Ms. Schroeder also shares her secret sauce for “deconstructing” terms like “snowflake.” Who’s more of a snowflake, she asks her son with relish, the person who “wants people to stop using racial slurs and mocking of gay people,” or someone who complains about the phrase “Happy Holidays” at Christmastime? (A bit that would no doubt have been very cutting-edge in 1991.)
She also has a game plan for teaching her sons how to think about race, particularly recommending Shelly Tochluk’s Witnessing Whiteness as a how-to guide. One blurber gives this taste of the book: “Shelly Tochluk brings to light the most important book about race in a generation. Is ‘whiteness’ bad in itself? When is it just part of the social, historical and cultural legacy of a people? And what is the prison/poison that this legacy bequeaths us?” Tochluk herself informs her readers that “Our first step is to identify the ways our whiteness emerges. Our first step is to become witnesses to our whiteness.” (p. xvii)
If Ms. Schroeder sincerely believes any of this is going to have any measurable, helpful, useful effect on her white sons, I don’t know what to tell her. Truly, I don’t.

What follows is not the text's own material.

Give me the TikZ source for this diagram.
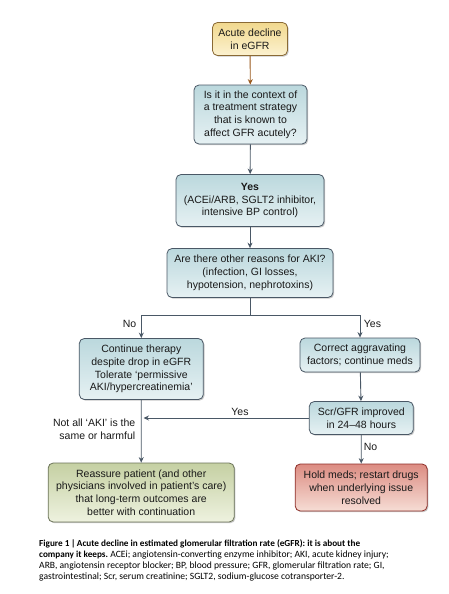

Some might say I am being too harsh with someone who, for all her foolish and ineffectual finger-wagging, at the end of the day is still a mom of boys who is genuinely scared of at least some things she should be scared of. I confess, the sort of person who instructs teenage boys that their sex lives and their love lives can run on parallel tracks does not awaken my better angels. But the tiny grain of truth buried in Schroeder’s smarmy fluff is that there is a real threat on the right-wing fringe that can have an attraction for boys and young men who are bored, aimless, and looking for a transgressive thrill.
Ironically, her brand of woke-scolding could not have been better calculated to put off the sort of young man who already feels he is being constantly scolded and doesn’t understand why. In other words, exactly the sort who wanders into alt-right Internet forums. But by sweeping all non-conforming right-of-center commentary outside the Overton window with one grand gesture, Schroeder cuts them off from the antidote. In fact, she should be so lucky if she “catches” her sons watching a Jordan Peterson lecture on YouTube. They might have actually learned something about manhood. They might have actually learned something about human nature. They might have learned something about what makes evil men do evil things. And in the process, they might have learned something about their own hearts.
But hey, at least she’ll make sure they learn about ethical sexting. So there’s that.